Tetapi saya menyadari, “saya masih hidup! Saya masih hidup dan saya mencapai Nirwana. Dan jika saya sudah mencapai Nirwana sementara saya masih hidup, maka itu berarti semua orang yang masih hidup bisa mencapai Nirwana.” Saya menggambarkan suatu dunia yang diisi dengan orang-orang yang rupawan, tenang, penuh kasih sayang, dan cinta; yang mengetahui bahwa mereka bisa sampai ke tempat ini kapan saja. Mereka bisa memilih sesuai keinginan untuk melangkah ke sisi kirinya dan menemukan kedamaian ini. Saya lalu menyadari betapa pengalaman ini bisa menjadi karunia luar biasa, bagaimana stroke yang mencerahkan ini bisa menjadi cara kita memilih bagaimana menjalani hidup. Dan itulah yang memotivasi saya untuk bisa pulih kembali.”

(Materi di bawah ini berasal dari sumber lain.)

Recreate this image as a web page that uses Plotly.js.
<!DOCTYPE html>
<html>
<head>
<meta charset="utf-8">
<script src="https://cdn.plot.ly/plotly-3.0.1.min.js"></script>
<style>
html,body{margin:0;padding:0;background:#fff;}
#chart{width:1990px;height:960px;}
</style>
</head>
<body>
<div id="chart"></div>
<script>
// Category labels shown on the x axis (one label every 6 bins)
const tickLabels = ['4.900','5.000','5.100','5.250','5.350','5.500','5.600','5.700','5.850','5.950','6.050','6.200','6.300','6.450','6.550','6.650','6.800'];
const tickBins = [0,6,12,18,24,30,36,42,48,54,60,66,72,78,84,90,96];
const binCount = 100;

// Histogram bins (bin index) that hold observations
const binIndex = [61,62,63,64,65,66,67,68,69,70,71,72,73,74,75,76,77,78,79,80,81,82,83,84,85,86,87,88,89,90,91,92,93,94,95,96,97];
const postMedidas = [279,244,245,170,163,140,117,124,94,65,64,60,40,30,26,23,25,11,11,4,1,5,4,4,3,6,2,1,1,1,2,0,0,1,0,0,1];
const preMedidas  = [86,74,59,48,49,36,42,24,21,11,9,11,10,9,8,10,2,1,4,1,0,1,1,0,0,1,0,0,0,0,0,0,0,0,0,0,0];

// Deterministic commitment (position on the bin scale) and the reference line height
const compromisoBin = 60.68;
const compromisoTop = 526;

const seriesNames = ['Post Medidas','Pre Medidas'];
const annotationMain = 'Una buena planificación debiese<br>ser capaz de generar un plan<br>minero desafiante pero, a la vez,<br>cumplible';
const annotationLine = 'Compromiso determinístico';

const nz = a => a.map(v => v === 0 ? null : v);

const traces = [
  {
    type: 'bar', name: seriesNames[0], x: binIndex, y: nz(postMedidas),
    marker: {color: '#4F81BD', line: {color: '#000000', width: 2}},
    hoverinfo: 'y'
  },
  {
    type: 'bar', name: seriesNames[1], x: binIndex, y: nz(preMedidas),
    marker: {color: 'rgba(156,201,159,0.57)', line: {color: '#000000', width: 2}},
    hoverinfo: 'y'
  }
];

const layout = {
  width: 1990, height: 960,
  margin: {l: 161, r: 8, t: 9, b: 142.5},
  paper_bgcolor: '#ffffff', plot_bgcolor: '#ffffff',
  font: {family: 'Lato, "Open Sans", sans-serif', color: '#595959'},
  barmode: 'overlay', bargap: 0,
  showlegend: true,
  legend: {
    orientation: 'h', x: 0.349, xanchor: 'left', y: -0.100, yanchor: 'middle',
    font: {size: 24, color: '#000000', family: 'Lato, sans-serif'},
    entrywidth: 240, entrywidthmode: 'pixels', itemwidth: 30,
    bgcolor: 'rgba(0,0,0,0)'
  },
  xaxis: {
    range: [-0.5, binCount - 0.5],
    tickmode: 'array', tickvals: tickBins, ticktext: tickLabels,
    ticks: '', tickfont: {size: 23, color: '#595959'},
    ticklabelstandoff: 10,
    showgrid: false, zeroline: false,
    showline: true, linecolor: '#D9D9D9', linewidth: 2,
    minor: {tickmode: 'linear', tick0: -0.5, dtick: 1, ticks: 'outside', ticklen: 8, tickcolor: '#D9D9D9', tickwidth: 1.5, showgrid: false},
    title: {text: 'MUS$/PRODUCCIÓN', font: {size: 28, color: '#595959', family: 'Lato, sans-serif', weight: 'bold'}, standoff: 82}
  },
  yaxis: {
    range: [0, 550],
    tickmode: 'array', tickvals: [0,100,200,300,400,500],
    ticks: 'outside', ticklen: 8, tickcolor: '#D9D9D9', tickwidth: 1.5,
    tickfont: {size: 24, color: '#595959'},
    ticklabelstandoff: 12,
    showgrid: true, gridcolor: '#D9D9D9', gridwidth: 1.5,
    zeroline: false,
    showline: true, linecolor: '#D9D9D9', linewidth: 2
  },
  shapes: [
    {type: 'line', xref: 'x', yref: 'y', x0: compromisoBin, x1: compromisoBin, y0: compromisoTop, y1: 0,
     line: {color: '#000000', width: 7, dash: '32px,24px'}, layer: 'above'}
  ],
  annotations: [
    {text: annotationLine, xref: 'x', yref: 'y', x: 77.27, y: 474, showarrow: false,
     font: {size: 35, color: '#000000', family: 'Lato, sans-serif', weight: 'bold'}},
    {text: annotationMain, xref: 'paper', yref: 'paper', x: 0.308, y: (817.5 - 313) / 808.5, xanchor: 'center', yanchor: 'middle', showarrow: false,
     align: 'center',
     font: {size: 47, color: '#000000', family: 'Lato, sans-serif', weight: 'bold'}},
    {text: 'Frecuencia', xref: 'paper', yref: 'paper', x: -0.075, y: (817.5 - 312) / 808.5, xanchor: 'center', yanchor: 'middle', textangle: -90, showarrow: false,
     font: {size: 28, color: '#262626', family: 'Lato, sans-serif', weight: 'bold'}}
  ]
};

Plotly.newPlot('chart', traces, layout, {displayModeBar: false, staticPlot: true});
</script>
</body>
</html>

Apa yang dipresentasikan oleh Dr Taylor sebagai “dunia yang diliputi orang-orang rupawan, tenang, penuh kasih sayang, dan perasaan cinta”, sama dengan yang dijelaskan oleh ‘Allamah Thabathaba’i sebagai “keindahan realitas abadi”. Anda memiliki dua alam realitas: dunia pisik dari keterputusan, keberagaman dan keterpisahan; dan alam spiritual dari keterhubungan, kemanunggalan dan penyatuan. Keduanya adalah bagian-bagian yang membentuk Anda seutuhnya. Anda sekarang hidup di alam yang pertama, tetapi Anda memiliki di dalam diri Anda “dorongan batin” untuk menemukan alam yang kedua. Andrew Newberg, seorang ahli syaraf terkenal menjelaskan, “setelah sembuh total, Dr Taylor mengatakan bahwa dia dapat dengan mudah berpindah dari dan ke sisi saintifik dan transenden otaknya. Pengalaman Dr Taylor ini mendukung pendapat bahwa kita semua memiliki kemampuan batin untuk mencapai dua bagian istimewa dari diri kita ini – sebuah pendapat yang didukung oleh riset kita tentang otak di Universitas Pennsylvania.[3]

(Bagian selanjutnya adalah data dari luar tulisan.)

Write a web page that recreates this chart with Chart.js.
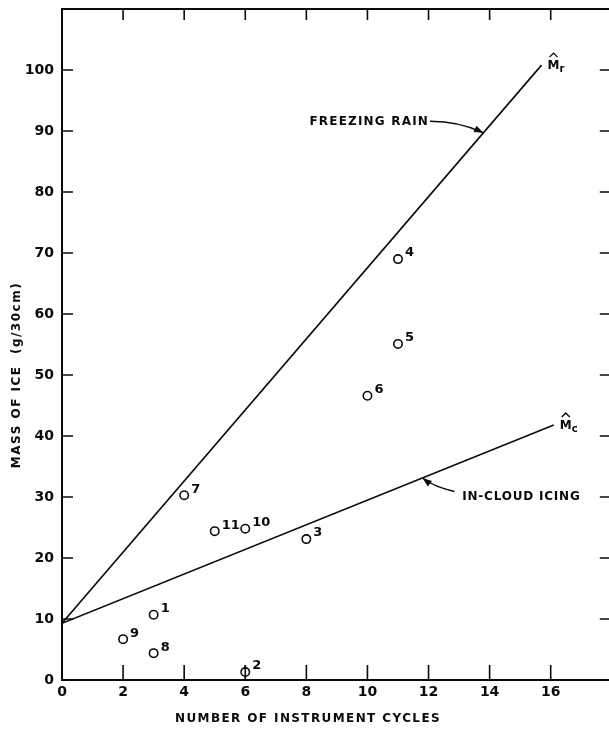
<!DOCTYPE html>
<html>
<head>
<meta charset="utf-8">
<script src="https://cdn.jsdelivr.net/npm/chart.js@4.4.1/dist/chart.umd.min.js"></script>
<style>
  html, body { margin: 0; padding: 0; background: #fff; overflow: hidden; }
  #wrap { width: 620px; height: 730px; }
</style>
</head>
<body>
<div id="wrap"><canvas id="chart" width="620" height="730"></canvas></div>
<script>
// Observed icing events (number of instrument cycles vs. mass of ice)
const obsIds = ['1', '2', '3', '4', '5', '6', '7', '8', '9', '10', '11'];
const obsCycles = [3, 6, 8, 11, 11, 10, 4, 3, 2, 6, 5];
const obsMass = [10.7, 1.3, 23.1, 69.0, 55.1, 46.6, 30.3, 4.4, 6.7, 24.8, 24.4];

// Fitted lines, end points
const rainX = [0, 15.7];
const rainY = [9.3, 100.8];
const cloudX = [0, 16.1];
const cloudY = [9.3, 41.8];

const xTicks = [0, 2, 4, 6, 8, 10, 12, 14, 16];
const yTicks = [0, 10, 20, 30, 40, 50, 60, 70, 80, 90, 100];

const INK = '#0a0a0a';
const FONT = 'DejaVu Sans';

const toPts = (xs, ys) => xs.map((x, i) => ({ x, y: ys[i] }));

// --- Frame, inward ticks, labels and arrows ---
const decorPlugin = {
  id: 'decor',
  afterDraw(chart) {
    const { ctx, chartArea: a, scales: { x, y } } = chart;
    ctx.save();
    ctx.strokeStyle = INK;
    ctx.fillStyle = INK;

    // top and right frame
    ctx.lineWidth = 2;
    ctx.beginPath();
    ctx.moveTo(a.left, a.top); ctx.lineTo(a.right, a.top);
    ctx.moveTo(a.right, a.top); ctx.lineTo(a.right, a.bottom);
    ctx.stroke();

    // inward ticks
    ctx.lineWidth = 1.6;
    ctx.beginPath();
    for (let v = 2; v <= 16; v += 2) {
      const px = x.getPixelForValue(v);
      ctx.moveTo(px, a.bottom); ctx.lineTo(px, a.bottom - 15);
      ctx.moveTo(px, a.top); ctx.lineTo(px, a.top + 11);
    }
    for (let v = 10; v <= 100; v += 10) {
      const py = y.getPixelForValue(v);
      ctx.moveTo(a.left, py); ctx.lineTo(a.left + 11, py);
      ctx.moveTo(a.right, py); ctx.lineTo(a.right - 12, py);
    }
    ctx.stroke();

    // point numbers
    ctx.font = 'bold 13px ' + FONT;
    ctx.textAlign = 'left';
    ctx.textBaseline = 'middle';
    obsIds.forEach((id, i) => {
      const px = x.getPixelForValue(obsCycles[i]);
      const py = y.getPixelForValue(obsMass[i]);
      ctx.fillText(id, px + 7, py - 6);
    });

    // M-hat labels at line ends
    const hatLabel = (lx, ly, sub) => {
      const px = x.getPixelForValue(lx);
      const py = y.getPixelForValue(ly);
      const mx = px + 6, base = py + 4;
      ctx.font = 'bold 12px ' + FONT;
      ctx.textBaseline = 'alphabetic';
      ctx.fillText('M', mx, base);
      const w = ctx.measureText('M').width;
      ctx.font = 'bold 10px ' + FONT;
      ctx.fillText(sub, mx + w, base + 3);
      ctx.lineWidth = 1.4;
      ctx.beginPath();
      ctx.moveTo(mx + 2, base - 12);
      ctx.lineTo(mx + w / 2, base - 16);
      ctx.lineTo(mx + w - 2, base - 12);
      ctx.stroke();
    };
    hatLabel(rainX[1], rainY[1], 'r');
    hatLabel(cloudX[1], cloudY[1], 'c');

    // curved arrows pointing at the lines
    const arrow = (x0, y0, cx, cy, x1, y1) => {
      const p0 = [x.getPixelForValue(x0), y.getPixelForValue(y0)];
      const pc = [x.getPixelForValue(cx), y.getPixelForValue(cy)];
      const p1 = [x.getPixelForValue(x1), y.getPixelForValue(y1)];
      ctx.lineWidth = 1.3;
      ctx.beginPath();
      ctx.moveTo(p0[0], p0[1]);
      ctx.quadraticCurveTo(pc[0], pc[1], p1[0], p1[1]);
      ctx.stroke();
      const ang = Math.atan2(p1[1] - pc[1], p1[0] - pc[0]);
      const len = 10, spread = 0.35;
      ctx.beginPath();
      ctx.moveTo(p1[0], p1[1]);
      ctx.lineTo(p1[0] - len * Math.cos(ang - spread), p1[1] - len * Math.sin(ang - spread));
      ctx.lineTo(p1[0] - len * Math.cos(ang + spread), p1[1] - len * Math.sin(ang + spread));
      ctx.closePath();
      ctx.fill();
    };

    ctx.font = 'bold 12px ' + FONT;
    ctx.letterSpacing = '1.2px';
    ctx.textBaseline = 'middle';
    ctx.textAlign = 'left';
    ctx.fillText('FREEZING RAIN', x.getPixelForValue(8.1), y.getPixelForValue(91.5));
    arrow(12.05, 91.6, 13.0, 91.6, 13.8, 89.7);

    ctx.letterSpacing = '0.8px';
    ctx.fillText('IN-CLOUD ICING', x.getPixelForValue(13.1), y.getPixelForValue(30.1));
    arrow(12.85, 30.9, 12.2, 31.6, 11.8, 33.1);

    // axis titles
    ctx.font = 'bold 12px ' + FONT;
    ctx.letterSpacing = '1.4px';
    ctx.textAlign = 'center';
    ctx.fillText('NUMBER OF INSTRUMENT CYCLES', 308, 719);
    ctx.save();
    ctx.translate(17, 375);
    ctx.rotate(-Math.PI / 2);
    ctx.letterSpacing = '1.5px';
    ctx.fillText('MASS OF ICE  (g/30cm)', 0, 0);
    ctx.restore();

    ctx.restore();
  }
};

const tickFont = { family: FONT, size: 14, weight: 'bold' };

new Chart(document.getElementById('chart'), {
  type: 'scatter',
  data: {
    datasets: [
      {
        label: 'Freezing rain',
        data: toPts(rainX, rainY),
        showLine: true,
        borderColor: INK,
        borderWidth: 1.6,
        pointRadius: 0,
      },
      {
        label: 'In-cloud icing',
        data: toPts(cloudX, cloudY),
        showLine: true,
        borderColor: INK,
        borderWidth: 1.6,
        pointRadius: 0,
      },
      {
        label: 'Observed',
        data: toPts(obsCycles, obsMass),
        pointStyle: 'circle',
        pointRadius: 4.2,
        borderColor: INK,
        borderWidth: 1.6,
        backgroundColor: '#fff',
      },
      {
        label: 'Observed centre',
        data: toPts(obsCycles, obsMass),
        pointStyle: obsIds.map(id => id === '2' ? 'line' : 'circle'),
        rotation: obsIds.map(id => id === '2' ? 90 : 0),
        pointRadius: obsIds.map(id => id === '2' ? 6.5 : 1.2),
        borderColor: INK,
        borderWidth: obsIds.map(id => id === '2' ? 1.7 : 0.5),
        backgroundColor: INK,
      },
    ],
  },
  options: {
    responsive: false,
    animation: false,
    layout: { padding: { top: 9, right: 8, bottom: 0, left: 0 } },
    plugins: {
      legend: { display: false },
      tooltip: { enabled: false },
    },
    scales: {
      x: {
        type: 'linear',
        min: 0,
        max: 18,
        afterFit: s => { s.height = 50; s.paddingLeft = 0; s.paddingRight = 0; },
        afterBuildTicks: s => { s.ticks = xTicks.map(v => ({ value: v })); },
        grid: { display: false, drawTicks: false },
        border: { display: true, color: INK, width: 2 },
        ticks: { color: INK, font: tickFont, padding: 4, maxRotation: 0 },
      },
      y: {
        type: 'linear',
        min: 0,
        max: 110,
        afterFit: s => { s.width = 62; s.paddingTop = 0; s.paddingBottom = 0; },
        afterBuildTicks: s => { s.ticks = yTicks.map(v => ({ value: v })); },
        grid: { display: false, drawTicks: false },
        border: { display: true, color: INK, width: 2 },
        ticks: { color: INK, font: tickFont, padding: 8 },
      },
    },
  },
  plugins: [decorPlugin],
});
</script>
</body>
</html>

‘Allamah Thabathaba’i memasukkan diskusi tentang pengalaman religius sebagai bagian dari penjelasannya tentang teologi Islam, menyebutnya sebagai salah satu dari tiga metode pemikiran keagamaan. Beliau menyebut pengalaman keagamaan tersebut sebagai “metode ketiga dari intuisi intelektual atau penyingkapan mistis”. Andrew Newberg mempelajari bagian-bagian otak sebagai dasar bagi adanya pengalaman religius dan kemudian melahirkan ilmu neurotheology. Saya tidak akan membahas masalah pertama dan menyerahkannya kepada pengkaji yang sudah akrab dengan subjek kajian mistisisme Islam. Tulisan ini akan lebih fokus kepada bagian kedua dalam pembahasan yang sederhana, dengan tujuan untuk memperkenalkan neurotheology kepada pemikir-pemikir Islam.
Daripada menyimpan kecemasan dan kecurigaan kepada neurotheology sebagai penodaan terhadap agama yang kita anut, akan lebih baik jika kita bisa melihatnya sebagai argumen pendukung terhadap pemahaman kita tentang pengalaman keagamaan. Pertama-tama, saya akan memberikan penelitian ringkas tentang perkembangan neurotheology, dengan lebih berfokus pada isu-isu tentang pengalaman religius berbasis otak. Dengan kata lain, kita akan melihat bagaimana para saintis mencoba menjawab pertanyaan: apakah otak yang menciptakan Tuhan? Selanjutnya, saya akan menjelaskan pertanyaan kedua: apakah Tuhan yang menciptakan otak? *** (bersambung)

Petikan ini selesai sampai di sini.